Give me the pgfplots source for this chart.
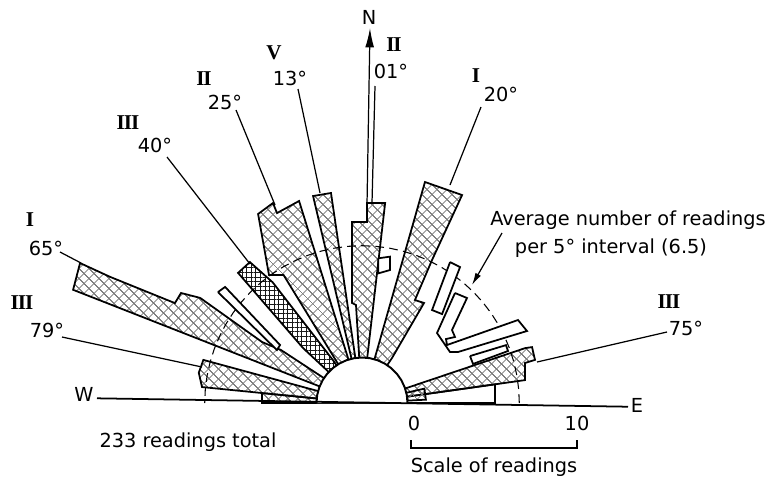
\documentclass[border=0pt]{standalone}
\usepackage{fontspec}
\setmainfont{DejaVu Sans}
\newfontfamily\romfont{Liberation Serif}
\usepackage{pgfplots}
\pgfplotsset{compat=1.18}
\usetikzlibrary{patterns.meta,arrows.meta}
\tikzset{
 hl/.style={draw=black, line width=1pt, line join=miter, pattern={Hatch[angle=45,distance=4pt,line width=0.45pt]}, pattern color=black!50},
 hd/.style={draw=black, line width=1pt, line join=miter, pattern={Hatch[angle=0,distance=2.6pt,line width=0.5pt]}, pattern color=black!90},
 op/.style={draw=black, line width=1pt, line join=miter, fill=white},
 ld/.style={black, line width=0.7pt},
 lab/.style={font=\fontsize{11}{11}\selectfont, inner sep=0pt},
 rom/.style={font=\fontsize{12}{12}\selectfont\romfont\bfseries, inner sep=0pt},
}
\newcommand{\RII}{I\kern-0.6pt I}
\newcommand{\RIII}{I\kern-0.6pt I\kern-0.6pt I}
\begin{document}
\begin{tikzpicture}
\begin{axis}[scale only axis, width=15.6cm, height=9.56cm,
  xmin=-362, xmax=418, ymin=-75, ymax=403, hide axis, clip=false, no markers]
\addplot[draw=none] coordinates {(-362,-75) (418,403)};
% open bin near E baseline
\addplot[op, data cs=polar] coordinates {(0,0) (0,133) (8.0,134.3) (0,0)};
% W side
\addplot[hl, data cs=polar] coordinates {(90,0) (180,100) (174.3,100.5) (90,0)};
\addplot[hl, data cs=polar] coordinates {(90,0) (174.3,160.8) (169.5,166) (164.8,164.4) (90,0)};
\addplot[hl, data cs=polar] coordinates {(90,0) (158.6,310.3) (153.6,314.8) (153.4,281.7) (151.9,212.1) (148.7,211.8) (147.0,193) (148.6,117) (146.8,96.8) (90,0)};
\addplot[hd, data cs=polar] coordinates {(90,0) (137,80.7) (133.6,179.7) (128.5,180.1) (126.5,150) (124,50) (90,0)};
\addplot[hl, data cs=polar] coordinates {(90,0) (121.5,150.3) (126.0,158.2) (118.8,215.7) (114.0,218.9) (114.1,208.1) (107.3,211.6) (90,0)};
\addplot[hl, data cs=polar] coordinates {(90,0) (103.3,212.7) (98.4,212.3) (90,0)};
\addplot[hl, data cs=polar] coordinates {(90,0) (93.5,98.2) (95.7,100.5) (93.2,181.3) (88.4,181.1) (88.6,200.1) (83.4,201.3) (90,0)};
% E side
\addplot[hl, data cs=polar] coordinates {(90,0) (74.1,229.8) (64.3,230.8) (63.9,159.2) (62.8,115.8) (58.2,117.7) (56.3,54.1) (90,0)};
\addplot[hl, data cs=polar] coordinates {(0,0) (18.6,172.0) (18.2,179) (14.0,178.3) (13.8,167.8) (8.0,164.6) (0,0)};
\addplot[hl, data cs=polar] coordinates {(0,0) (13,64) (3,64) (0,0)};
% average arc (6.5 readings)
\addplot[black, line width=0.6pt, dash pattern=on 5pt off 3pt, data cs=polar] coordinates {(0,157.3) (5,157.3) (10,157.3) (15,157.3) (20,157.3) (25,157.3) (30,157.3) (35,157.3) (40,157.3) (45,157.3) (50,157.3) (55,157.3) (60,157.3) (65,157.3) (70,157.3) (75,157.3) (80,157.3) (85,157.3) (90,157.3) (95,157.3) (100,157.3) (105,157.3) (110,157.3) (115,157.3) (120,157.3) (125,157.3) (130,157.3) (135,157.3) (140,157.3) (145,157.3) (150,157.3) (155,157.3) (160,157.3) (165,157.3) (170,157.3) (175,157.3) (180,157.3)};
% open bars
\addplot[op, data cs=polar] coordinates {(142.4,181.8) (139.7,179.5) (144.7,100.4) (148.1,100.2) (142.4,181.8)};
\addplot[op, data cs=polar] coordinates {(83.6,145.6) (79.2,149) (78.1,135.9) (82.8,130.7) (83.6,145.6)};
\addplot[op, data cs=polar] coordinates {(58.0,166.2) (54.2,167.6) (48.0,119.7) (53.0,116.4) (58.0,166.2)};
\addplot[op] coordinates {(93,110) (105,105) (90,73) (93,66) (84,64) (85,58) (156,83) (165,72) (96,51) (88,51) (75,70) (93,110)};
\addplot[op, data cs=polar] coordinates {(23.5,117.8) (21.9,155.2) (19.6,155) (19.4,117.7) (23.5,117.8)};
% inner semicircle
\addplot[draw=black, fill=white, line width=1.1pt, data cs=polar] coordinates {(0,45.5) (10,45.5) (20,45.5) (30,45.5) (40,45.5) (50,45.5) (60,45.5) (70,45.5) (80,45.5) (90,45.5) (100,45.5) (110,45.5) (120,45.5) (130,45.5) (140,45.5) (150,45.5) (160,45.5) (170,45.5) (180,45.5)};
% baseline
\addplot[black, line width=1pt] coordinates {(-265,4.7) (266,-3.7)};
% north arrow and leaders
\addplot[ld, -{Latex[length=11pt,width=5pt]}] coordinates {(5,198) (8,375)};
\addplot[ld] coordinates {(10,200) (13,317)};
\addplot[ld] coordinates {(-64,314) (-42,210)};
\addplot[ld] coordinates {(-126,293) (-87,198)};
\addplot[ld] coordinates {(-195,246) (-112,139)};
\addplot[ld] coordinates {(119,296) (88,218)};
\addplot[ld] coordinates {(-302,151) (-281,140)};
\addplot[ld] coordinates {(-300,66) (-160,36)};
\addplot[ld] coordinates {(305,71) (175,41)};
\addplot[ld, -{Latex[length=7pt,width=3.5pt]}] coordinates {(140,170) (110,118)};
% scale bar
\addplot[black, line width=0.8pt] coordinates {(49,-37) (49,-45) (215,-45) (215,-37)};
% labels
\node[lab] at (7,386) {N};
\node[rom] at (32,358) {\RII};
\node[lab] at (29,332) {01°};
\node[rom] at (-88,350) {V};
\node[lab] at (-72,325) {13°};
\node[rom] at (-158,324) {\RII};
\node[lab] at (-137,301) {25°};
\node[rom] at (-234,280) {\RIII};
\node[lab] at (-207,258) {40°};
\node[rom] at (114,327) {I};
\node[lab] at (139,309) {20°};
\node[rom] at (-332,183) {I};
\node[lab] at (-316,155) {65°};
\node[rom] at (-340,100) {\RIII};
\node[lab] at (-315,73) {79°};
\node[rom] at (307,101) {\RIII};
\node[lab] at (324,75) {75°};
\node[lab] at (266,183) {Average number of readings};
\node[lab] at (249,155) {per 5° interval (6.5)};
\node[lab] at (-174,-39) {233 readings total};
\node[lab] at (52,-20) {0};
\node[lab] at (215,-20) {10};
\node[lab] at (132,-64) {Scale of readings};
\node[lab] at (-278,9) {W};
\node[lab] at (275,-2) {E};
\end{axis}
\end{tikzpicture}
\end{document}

· · · ·

#### Goal
Copy out all the data without changing anything, and drop the pictures.

#### Task response
Give me the pgfplots source for this chart.
\documentclass[border=0pt]{standalone}
\usepackage{fontspec}
\setmainfont{DejaVu Sans}
\newfontfamily\romfont{Liberation Serif}
\usepackage{pgfplots}
\pgfplotsset{compat=1.18}
\usetikzlibrary{patterns.meta,arrows.meta}
\tikzset{
 hl/.style={draw=black, line width=1pt, line join=miter, pattern={Hatch[angle=45,distance=4pt,line width=0.45pt]}, pattern color=black!50},
 hd/.style={draw=black, line width=1pt, line join=miter, pattern={Hatch[angle=0,distance=2.6pt,line width=0.5pt]}, pattern color=black!90},
 op/.style={draw=black, line width=1pt, line join=miter, fill=white},
 ld/.style={black, line width=0.7pt},
 lab/.style={font=\fontsize{11}{11}\selectfont, inner sep=0pt},
 rom/.style={font=\fontsize{12}{12}\selectfont\romfont\bfseries, inner sep=0pt},
}
\newcommand{\RII}{I\kern-0.6pt I}
\newcommand{\RIII}{I\kern-0.6pt I\kern-0.6pt I}
\begin{document}
\begin{tikzpicture}
\begin{axis}[scale only axis, width=15.6cm, height=9.56cm,
  xmin=-362, xmax=418, ymin=-75, ymax=403, hide axis, clip=false, no markers]
\addplot[draw=none] coordinates {(-362,-75) (418,403)};
% open bin near E baseline
\addplot[op, data cs=polar] coordinates {(0,0) (0,133) (8.0,134.3) (0,0)};
% W side
\addplot[hl, data cs=polar] coordinates {(90,0) (180,100) (174.3,100.5) (90,0)};
\addplot[hl, data cs=polar] coordinates {(90,0) (174.3,160.8) (169.5,166) (164.8,164.4) (90,0)};
\addplot[hl, data cs=polar] coordinates {(90,0) (158.6,310.3) (153.6,314.8) (153.4,281.7) (151.9,212.1) (148.7,211.8) (147.0,193) (148.6,117) (146.8,96.8) (90,0)};
\addplot[hd, data cs=polar] coordinates {(90,0) (137,80.7) (133.6,179.7) (128.5,180.1) (126.5,150) (124,50) (90,0)};
\addplot[hl, data cs=polar] coordinates {(90,0) (121.5,150.3) (126.0,158.2) (118.8,215.7) (114.0,218.9) (114.1,208.1) (107.3,211.6) (90,0)};
\addplot[hl, data cs=polar] coordinates {(90,0) (103.3,212.7) (98.4,212.3) (90,0)};
\addplot[hl, data cs=polar] coordinates {(90,0) (93.5,98.2) (95.7,100.5) (93.2,181.3) (88.4,181.1) (88.6,200.1) (83.4,201.3) (90,0)};
% E side
\addplot[hl, data cs=polar] coordinates {(90,0) (74.1,229.8) (64.3,230.8) (63.9,159.2) (62.8,115.8) (58.2,117.7) (56.3,54.1) (90,0)};
\addplot[hl, data cs=polar] coordinates {(0,0) (18.6,172.0) (18.2,179) (14.0,178.3) (13.8,167.8) (8.0,164.6) (0,0)};
\addplot[hl, data cs=polar] coordinates {(0,0) (13,64) (3,64) (0,0)};
% average arc (6.5 readings)
\addplot[black, line width=0.6pt, dash pattern=on 5pt off 3pt, data cs=polar] coordinates {(0,157.3) (5,157.3) (10,157.3) (15,157.3) (20,157.3) (25,157.3) (30,157.3) (35,157.3) (40,157.3) (45,157.3) (50,157.3) (55,157.3) (60,157.3) (65,157.3) (70,157.3) (75,157.3) (80,157.3) (85,157.3) (90,157.3) (95,157.3) (100,157.3) (105,157.3) (110,157.3) (115,157.3) (120,157.3) (125,157.3) (130,157.3) (135,157.3) (140,157.3) (145,157.3) (150,157.3) (155,157.3) (160,157.3) (165,157.3) (170,157.3) (175,157.3) (180,157.3)};
% open bars
\addplot[op, data cs=polar] coordinates {(142.4,181.8) (139.7,179.5) (144.7,100.4) (148.1,100.2) (142.4,181.8)};
\addplot[op, data cs=polar] coordinates {(83.6,145.6) (79.2,149) (78.1,135.9) (82.8,130.7) (83.6,145.6)};
\addplot[op, data cs=polar] coordinates {(58.0,166.2) (54.2,167.6) (48.0,119.7) (53.0,116.4) (58.0,166.2)};
\addplot[op] coordinates {(93,110) (105,105) (90,73) (93,66) (84,64) (85,58) (156,83) (165,72) (96,51) (88,51) (75,70) (93,110)};
\addplot[op, data cs=polar] coordinates {(23.5,117.8) (21.9,155.2) (19.6,155) (19.4,117.7) (23.5,117.8)};
% inner semicircle
\addplot[draw=black, fill=white, line width=1.1pt, data cs=polar] coordinates {(0,45.5) (10,45.5) (20,45.5) (30,45.5) (40,45.5) (50,45.5) (60,45.5) (70,45.5) (80,45.5) (90,45.5) (100,45.5) (110,45.5) (120,45.5) (130,45.5) (140,45.5) (150,45.5) (160,45.5) (170,45.5) (180,45.5)};
% baseline
\addplot[black, line width=1pt] coordinates {(-265,4.7) (266,-3.7)};
% north arrow and leaders
\addplot[ld, -{Latex[length=11pt,width=5pt]}] coordinates {(5,198) (8,375)};
\addplot[ld] coordinates {(10,200) (13,317)};
\addplot[ld] coordinates {(-64,314) (-42,210)};
\addplot[ld] coordinates {(-126,293) (-87,198)};
\addplot[ld] coordinates {(-195,246) (-112,139)};
\addplot[ld] coordinates {(119,296) (88,218)};
\addplot[ld] coordinates {(-302,151) (-281,140)};
\addplot[ld] coordinates {(-300,66) (-160,36)};
\addplot[ld] coordinates {(305,71) (175,41)};
\addplot[ld, -{Latex[length=7pt,width=3.5pt]}] coordinates {(140,170) (110,118)};
% scale bar
\addplot[black, line width=0.8pt] coordinates {(49,-37) (49,-45) (215,-45) (215,-37)};
% labels
\node[lab] at (7,386) {N};
\node[rom] at (32,358) {\RII};
\node[lab] at (29,332) {01°};
\node[rom] at (-88,350) {V};
\node[lab] at (-72,325) {13°};
\node[rom] at (-158,324) {\RII};
\node[lab] at (-137,301) {25°};
\node[rom] at (-234,280) {\RIII};
\node[lab] at (-207,258) {40°};
\node[rom] at (114,327) {I};
\node[lab] at (139,309) {20°};
\node[rom] at (-332,183) {I};
\node[lab] at (-316,155) {65°};
\node[rom] at (-340,100) {\RIII};
\node[lab] at (-315,73) {79°};
\node[rom] at (307,101) {\RIII};
\node[lab] at (324,75) {75°};
\node[lab] at (266,183) {Average number of readings};
\node[lab] at (249,155) {per 5° interval (6.5)};
\node[lab] at (-174,-39) {233 readings total};
\node[lab] at (52,-20) {0};
\node[lab] at (215,-20) {10};
\node[lab] at (132,-64) {Scale of readings};
\node[lab] at (-278,9) {W};
\node[lab] at (275,-2) {E};
\end{axis}
\end{tikzpicture}
\end{document}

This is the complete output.